One case I worked in Eastern Washington initiated through a smuggled alien making an assault complaint at the Sunnyside Police Department with Officer Corey Rosen giving me a call about the situation.
Upon arrival at the Sunnyside Police Department I found a very rattled young man of around 20 years old. He stated to me that the woman who was their “landlord” was a witch and everyone was afraid of her. He stated that after a week of work she had given him a very small amount of money. When he complained to her, against the advice of the others, she had grabbed his finger and bitten it, almost severing the finger. The EMS did what they could for the man. I took his statement and went to the US Attorney’s office with a possible smuggling case.
A week later my old Border Patrol partner, Don Holguin, along with a couple Special Agents from Immigration, set up on the trailer and stopped two vans full of people along with the woman who had bitten the complaining individuals finger.
Subsequent investigations revealed that the young man and a dozen others were smuggled from Mexico to this area. The fees they paid varied. Some claimed $500 others $1500. The smuggler brought them to the small trailer where they met the woman who would be their landlord and in all reality, their owner. The trailer was only forty feet long and a single wide. It DID NOT have a working indoor bathroom. This single wide, originally designed to house a small family, was now home to more than a dozen men. The trailer was truly trashed and as Holguin and I, along with the Special Agents walked around it, the sobering life that these individuals lead was stunning.

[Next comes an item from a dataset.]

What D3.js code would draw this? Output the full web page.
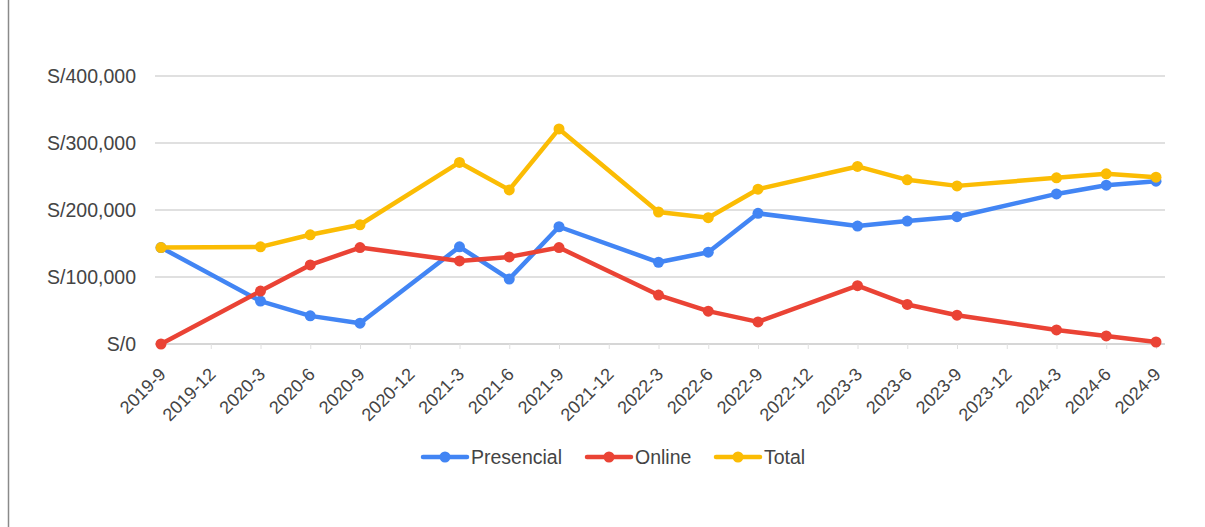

The men worked in an orchard, 10-12 hour days, six days a week. The woman who housed them collected their wages from the employment she arranged, subtracting fees for meals, transportation, housing and the like. The twelve paid $40 each per week for the trailer, seemingly reasonable except she made more than $500 per week for rent! They paid $20 to her each week for transportation to and from work and another sum for meals she provided. This is a common trend in smuggling operations and makes prosecution difficult.
Most people from other countries do not have the funds to be smuggled to their end destinations. The smugglers treat them as human cargo, as we might treat a bin of apples. They are bought and sold, changing “owners” several times between the Mexican Border and here. Once they arrive, they are kept as indentured servants until the total smuggling fee is paid off. Their labor leased by contractors who bid a contract for a much cheaper price than he could if he hired all legal workers.
A person from Mexico going to Washington State may owe more than a thousand dollars for the trip while a person from China or any other such distant country may owe $20,000 or more.
Their stories are heart wrenching yet they endure the ordeal to have a chance at the American Dream. Some are successful while others are victims of terrible abuses and regrettably, many die along the way.